I remember "reflector" from my BBS days in the early/mid 1980's.
I also remember that when I got to the internet in 1990, there was a technical
distinction between "reflector" and ("mailing list"/"LISTSERV"). Reflectors
were "dumb" ways to direct email to a manually maintained list of addressees;
anything sent to the reflector list, including error messages, would go to
everyone on the list.
Mailing lists were smarter things, where a program would be used to maintain
the distribution list; eventually people could add or remove themselves by
sending a message to administrative addresses associated with specific lists;
and the program would attempt to filter out error messages (or offer an
administrator the power to moderate the list) to avoid unwanted traffic (a
concern at 300/1200/2400 bps dial-up speeds).
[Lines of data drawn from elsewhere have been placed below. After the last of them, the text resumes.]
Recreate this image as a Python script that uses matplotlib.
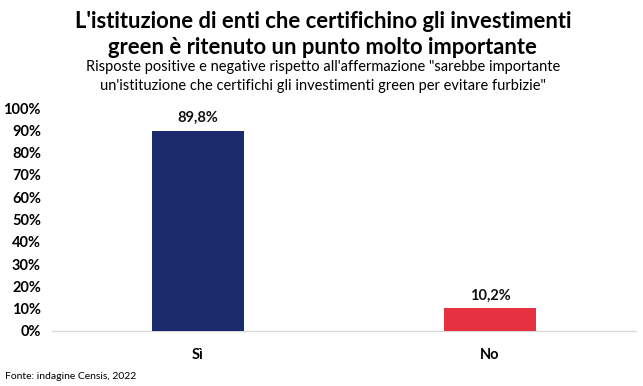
import matplotlib
matplotlib.use("Agg")
import matplotlib.pyplot as plt

# dati
categorie = ["Sì", "No"]
valori = [89.8, 10.2]
etichette = ["89,8%", "10,2%"]
colori = ["#1B2A6B", "#E63140"]
yticks = list(range(0, 101, 10))

plt.rcParams['font.family'] = ['Lato', 'DejaVu Sans']

fig = plt.figure(figsize=(6.43, 3.86), dpi=100)
ax = fig.add_axes([0.081, 0.1425, 0.908, 0.5775])

x = range(len(categorie))
ax.bar(x, valori, width=0.315, color=colori, zorder=3)

for xi, v, lab in zip(x, valori, etichette):
    ax.text(xi, v + 2.5, lab, ha="center", va="bottom",
            fontsize=10.5, fontweight="bold", color="#111111")

ax.set_xlim(-0.5, 1.5)
ax.set_ylim(0, 100)
ax.set_yticks(yticks)
ax.set_yticklabels([f"{t}%" for t in yticks], fontsize=10.5, fontweight="bold")
ax.set_xticks(list(x))
ax.set_xticklabels(categorie, fontsize=10.5, fontweight="bold")
ax.tick_params(axis="both", length=0, pad=8)
ax.tick_params(axis="x", pad=12)

for s in ["top", "right", "left"]:
    ax.spines[s].set_visible(False)
ax.spines["bottom"].set_color("#D9D9D9")
ax.spines["bottom"].set_linewidth(1)

# titoli
fig.text(0.502, 0.945, "L'istituzione di enti che certifichino gli investimenti",
         ha="center", va="center", fontsize=15.8, fontweight="bold")
fig.text(0.502, 0.878, "green è ritenuto un punto molto importante",
         ha="center", va="center", fontsize=15.8, fontweight="bold")
fig.text(0.502, 0.826, "Risposte positive e negative rispetto all'affermazione \"sarebbe importante",
         ha="center", va="center", fontsize=10.5)
fig.text(0.502, 0.776, "un'istituzione che certifichi gli investimenti green per evitare furbizie\"",
         ha="center", va="center", fontsize=10.5)

fig.text(0.008, 0.025, "Fonte: indagine Censis, 2022", ha="left", va="center", fontsize=7.5)

fig.savefig("out.png", dpi=100, facecolor="white")
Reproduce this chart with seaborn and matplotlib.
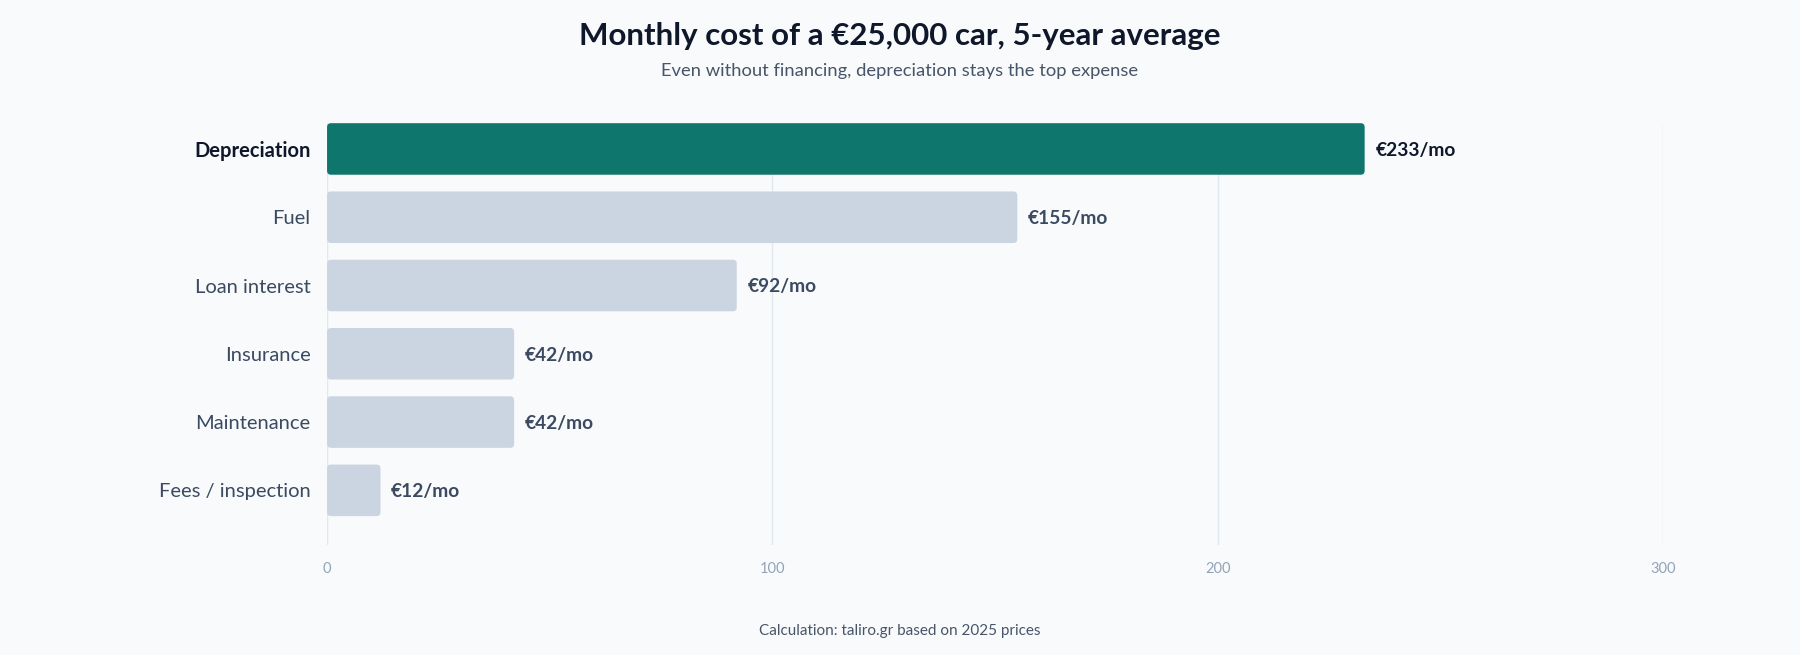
import pandas as pd
import seaborn as sns
import matplotlib.pyplot as plt
from matplotlib.patches import FancyBboxPatch


categories = ["Depreciation", "Fuel", "Loan interest", "Insurance", "Maintenance", "Fees / inspection"]
monthly_cost = [233, 155, 92, 42, 42, 12]
x_ticks = [0, 100, 200, 300]

title = "Monthly cost of a €25,000 car, 5-year average"
subtitle = "Even without financing, depreciation stays the top expense"
footer = "Calculation: taliro.gr based on 2025 prices"

bg = "#F8FAFB"
teal = "#0F766E"
grey = "#CBD5E1"

sns.set_theme(style="white")
plt.rcParams['font.family'] = ['Lato', 'DejaVu Sans']

df = pd.DataFrame({"item": categories, "cost": monthly_cost})
df["top"] = ["yes"] + ["no"] * (len(df) - 1)

fig = plt.figure(figsize=(18, 6.55), dpi=100, facecolor=bg)
ax = fig.add_axes([0.1817, 0.168, 0.9239 - 0.1817, 0.8122 - 0.168])
ax.set_facecolor(bg)

sns.barplot(data=df, x="cost", y="item", hue="top", palette={"yes": teal, "no": grey},
            dodge=False, legend=False, width=0.755, ax=ax, saturation=1)

ax.set_xlim(0, 300)
ax.set_ylim(5.8, -0.38)

# swap rectangles for rounded ones
px_x = (ax.get_position().width * 1800) / 300
px_y = (ax.get_position().height * 655) / 6.18
r = 4
for p in list(ax.patches):
    x, y = p.get_x(), p.get_y()
    w, h = p.get_width(), p.get_height()
    if w == 0 or pd.isna(w):
        p.remove()
        continue
    fb = FancyBboxPatch((x, y), w, h,
                        boxstyle=f"round,pad=0,rounding_size={r / px_x}",
                        mutation_aspect=(px_x / px_y),
                        facecolor=p.get_facecolor(), edgecolor="none", zorder=3)
    p.remove()
    ax.add_patch(fb)

for i, v in enumerate(monthly_cost):
    ax.text(v + 2.4, i + 0.02, f"€{v}/mo", va="center", ha="left", fontsize=13.8, fontweight="bold",
            color="#0F172A" if i == 0 else "#3B4A61", zorder=4)

ax.set_xticks(x_ticks)
ax.set_xticklabels([str(t) for t in x_ticks])
ax.grid(axis="x", color="#E2E8F0", linewidth=1, zorder=0)
ax.set_axisbelow(True)
for s in ax.spines.values():
    s.set_visible(False)
ax.tick_params(axis="x", length=0, pad=12, labelsize=10.5, labelcolor="#94A3B8")
ax.tick_params(axis="y", length=0, pad=12, labelsize=14.5, labelcolor="#3B4A61")
ax.set_xlabel("")
ax.set_ylabel("")
for lab in ax.get_yticklabels():
    if lab.get_text() == categories[0]:
        lab.set_fontweight("bold")
        lab.set_color("#0F172A")

fig.text(0.5, 1 - 36 / 655, title, ha="center", va="center", fontsize=22.5,
         fontweight="bold", color="#0F172A")
fig.text(0.5, 1 - 71 / 655, subtitle, ha="center", va="center", fontsize=13.2, color="#475569")
fig.text(0.5, 1 - 631 / 655, footer, ha="center", va="center", fontsize=11, color="#475569")

fig.savefig("out.png", dpi=100, facecolor=bg)
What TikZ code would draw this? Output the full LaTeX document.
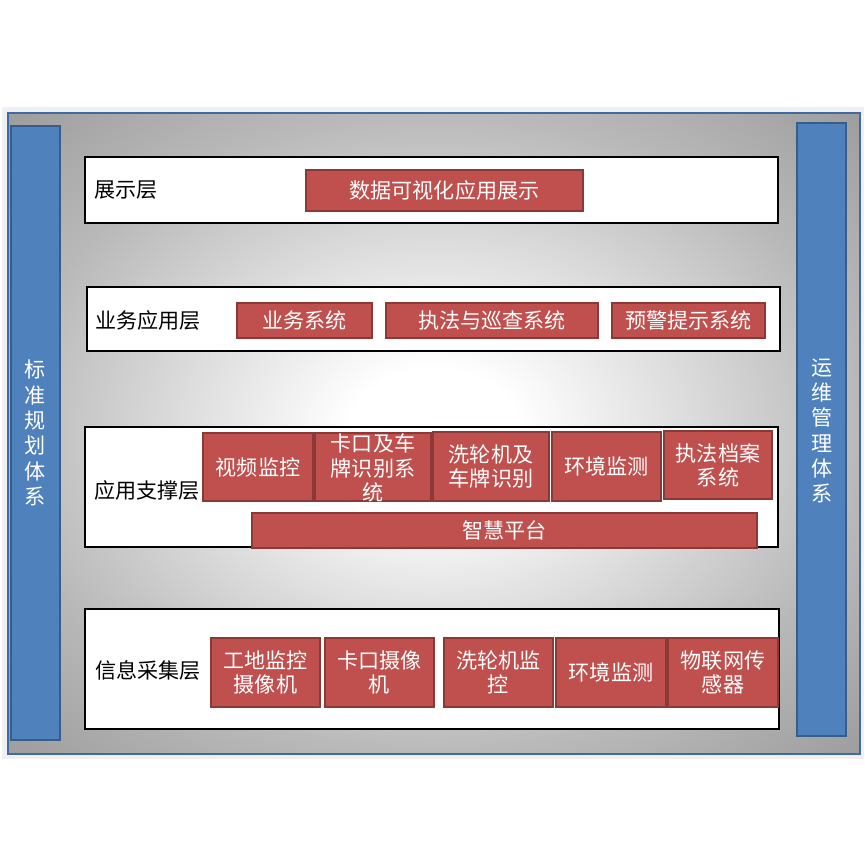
\documentclass[tikz,border=0pt]{standalone}
\usepackage{fontspec}
\newfontfamily\cjk{Noto Sans CJK SC}
\usetikzlibrary{fit}
\definecolor{redfill}{HTML}{C0504D}
\definecolor{redline}{HTML}{8C3836}
\definecolor{bluefill}{HTML}{4F81BD}
\definecolor{blueline}{HTML}{385D8A}
\definecolor{frameblue}{HTML}{3F6AA5}
\pgfdeclareradialshading{bgshade}{\pgfpoint{0bp}{0bp}}{color(0bp)=(white); color(5bp)=(white); color(25bp)=(gray!55); color(36bp)=(gray!78); color(50bp)=(gray!78)}
\begin{document}
\begin{tikzpicture}[x=0.3mm,y=-0.3mm,
  layerbox/.style={draw=black, line width=1.6pt, fill=white, inner sep=0pt},
  redbox/.style={draw=redline, line width=0.9pt, fill=redfill, inner sep=0pt},
  bar/.style={draw=blueline, line width=1.2pt, fill=bluefill, inner sep=0pt},
  lbl/.style={anchor=west, text=black, inner sep=0pt, font=\cjk\fontsize{18}{20.4}\selectfont},
  btxt/.style={text=white, align=center, inner sep=0pt, font=\cjk\fontsize{18}{20.6}\selectfont},
  vtxt/.style={text=white, align=center, inner sep=0pt, font=\cjk\fontsize{18}{21.6}\selectfont}]
\useasboundingbox (0,0) rectangle (865,865);
\fill[white] (0,0) rectangle (865,865);
\node[fit={(2,107) (864,759)}, fill=gray!12, inner sep=0pt] (outer) {};
\node[fit={(8,113) (860,754)}, shading=bgshade, draw=frameblue, line width=1.5pt, inner sep=0pt] (frame) {};
% side bars
\node[bar, fit={(11,126) (60,740)}] (leftbar) {};
\node[vtxt] (lefttxt) at (35,433) {标\\准\\规\\划\\体\\系};
\node[bar, fit={(797,123) (846,736)}] (rightbar) {};
\node[vtxt] (righttxt) at (822,431) {运\\维\\管\\理\\体\\系};
% layer 1
\node[layerbox, fit={(85,157) (778,223)}] (L1) {};
\node[lbl] (L1t) at (94,190) {展示层};
\node[redbox, fit={(306,170) (583,211)}] (r1) {};
\node[btxt] (r1t) at (r1) {数据可视化应用展示};
% layer 2
\node[layerbox, fit={(87,287) (780,351)}] (L2) {};
\node[lbl] (L2t) at (95,320) {业务应用层};
\node[redbox, fit={(237,303) (372,338)}] (r2a) {};
\node[btxt] (r2at) at (r2a) {业务系统};
\node[redbox, fit={(386,303) (598,338)}] (r2b) {};
\node[btxt] (r2bt) at (r2b) {执法与巡查系统};
\node[redbox, fit={(612,303) (765,338)}] (r2c) {};
\node[btxt] (r2ct) at (r2c) {预警提示系统};
% layer 3
\node[layerbox, fit={(85,427) (778,547)}] (L3) {};
\node[lbl] (L3t) at (94,490) {应用支撑层};
\node[redbox, fit={(203,433) (313,501)}] (r3a) {};
\node[btxt] (r3at) at (r3a) {视频监控};
\node[redbox, fit={(315,433) (431,501)}] (r3b) {};
\node[btxt] (r3bt) at ([yshift=-0.3mm]r3b.center) {卡口及车\\牌识别系\\统};
\node[redbox, fit={(433,432) (549,501)}] (r3c) {};
\node[btxt] (r3ct) at (r3c) {洗轮机及\\车牌识别};
\node[redbox, fit={(552,432) (661,501)}] (r3d) {};
\node[btxt] (r3dt) at (r3d) {环境监测};
\node[redbox, fit={(664,431) (772,499)}] (r3e) {};
\node[btxt] (r3et) at (r3e) {执法档案\\系统};
\node[redbox, fit={(252,513) (757,548)}] (r3f) {};
\node[btxt] (r3ft) at (r3f) {智慧平台};
% layer 4
\node[layerbox, fit={(85,609) (779,729)}] (L4) {};
\node[lbl] (L4t) at (95,670) {信息采集层};
\node[redbox, fit={(211,638) (320,707)}] (r4a) {};
\node[btxt] (r4at) at (r4a) {工地监控\\摄像机};
\node[redbox, fit={(325,638) (434,707)}] (r4b) {};
\node[btxt] (r4bt) at (r4b) {卡口摄像\\机};
\node[redbox, fit={(444,638) (553,707)}] (r4c) {};
\node[btxt] (r4ct) at (r4c) {洗轮机监\\控};
\node[redbox, fit={(556,638) (666,707)}] (r4d) {};
\node[btxt] (r4dt) at (r4d) {环境监测};
\node[redbox, fit={(668,638) (778,707)}] (r4e) {};
\node[btxt] (r4et) at (r4e) {物联网传\\感器};
\end{tikzpicture}
\end{document}
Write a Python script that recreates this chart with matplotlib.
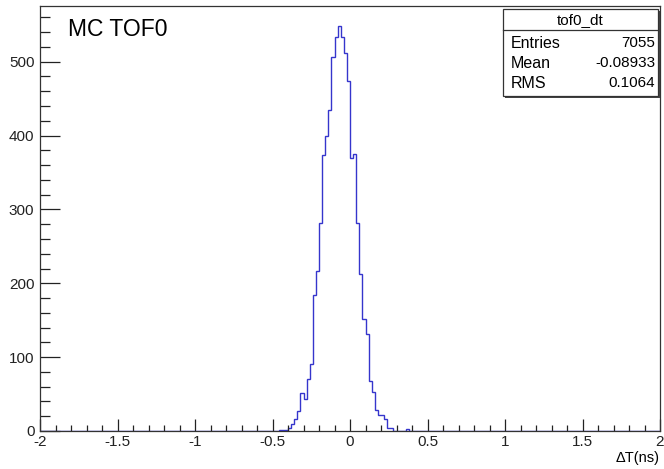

LISTSERV was probably the first
(or at least the first to be widely used) mailing list software, followed later
by Majordomo and Mailman.
--
Michael Adams | mda@n1en.org
-----Original Message-----
From: CQ-Contest <cq-contest-bounces@contesting.com> On Behalf Of Dave Thompson
Sent: Tuesday, 11 June, 2019 08:40
To: cq-contest@contesting.com
Subject: Re: [CQ-Contest] Where did "Reflector" come from?
Gang,
The word reflector was used on the darpa net that proceeded the internet WWW. I
used that to keep up with friends at Wang and Netron. my previous employers.
Some say it is derived from old BBS boards.